Abstract

The behavior of molecules at the electrochemical interface was probed using infrared visible sum frequency generation spectroscopy (SFG).

Potential dependant SFG spectra of the aqueous/alkanethiol interface in the OH stretching region are presented. Spectra have been mathematically fit to extract information used to elucidate the structure and conformation of H₂O at these electrochemical interfaces and the existence of a 'flip-flop' model for water in these environments is investigated. Comparison to recent work on Ag(111)/aqueous interface and other works on hydrophobic/aqueous interfaces corroborates assignments of OH bands in the 3800-2800 cm ^-1 region.
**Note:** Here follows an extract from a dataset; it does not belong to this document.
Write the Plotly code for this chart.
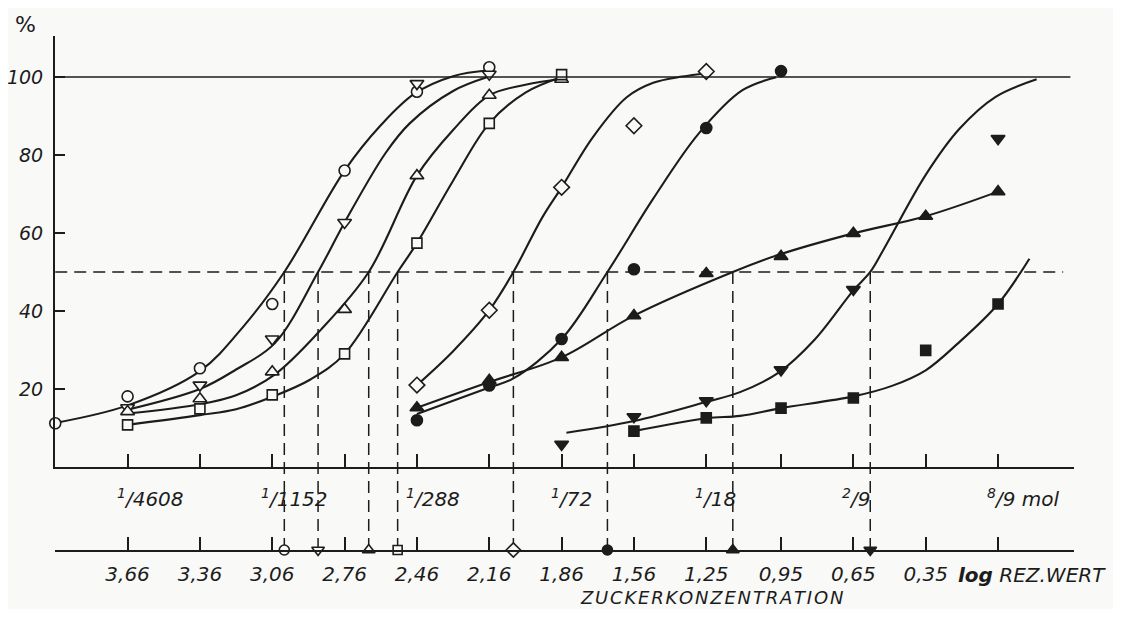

SFG is used to probe the orientation of three pH accessible ionic states of p-amino benzoic acid (PABA) on an Ag(111) electrode surface as a function of electrochemical potential. Experimentally measured phase differences between resonant and non resonant SFG signals confirm features in electrochemical capacitance and cyclic voltammograms correspond to ordering and reorientation of the PABA molecule on the electrode surface as the surface potential is varied. The surface potential at which PABA reorients is quite different from the potential of zero charge (PZC) determined in neat electrolyte solutions. The measured reorientation potentials for zwitterionic PABA (ca. ^- 300 mV) and anionic PABA (^-800 mV) reflect a substantial shift of the PZC of the electrode with the adsorbed dipolar organic species.

The dependence of single crystal Ag azimuthal rotation on resonant SFG signal line shapes is examined using broad band multiplex SFG. Detailed fitting analysis of acquired spectra is used to extract data as a function of azimuthal rotation angle. Magnitude of non-resonant background, relative phase of vibrational modes, and other parameters are reported for varying levels of background suppression achieved by adjusting temporal overlap of incident laser pulses. The extracted fitting parameters show varying degrees of symmetry depending on the selected crystal face, and transformation of resonant signal line shapes from peak, dip, to derivative-shaped features is shown to be associated with changing intensity of non-resonant background signal.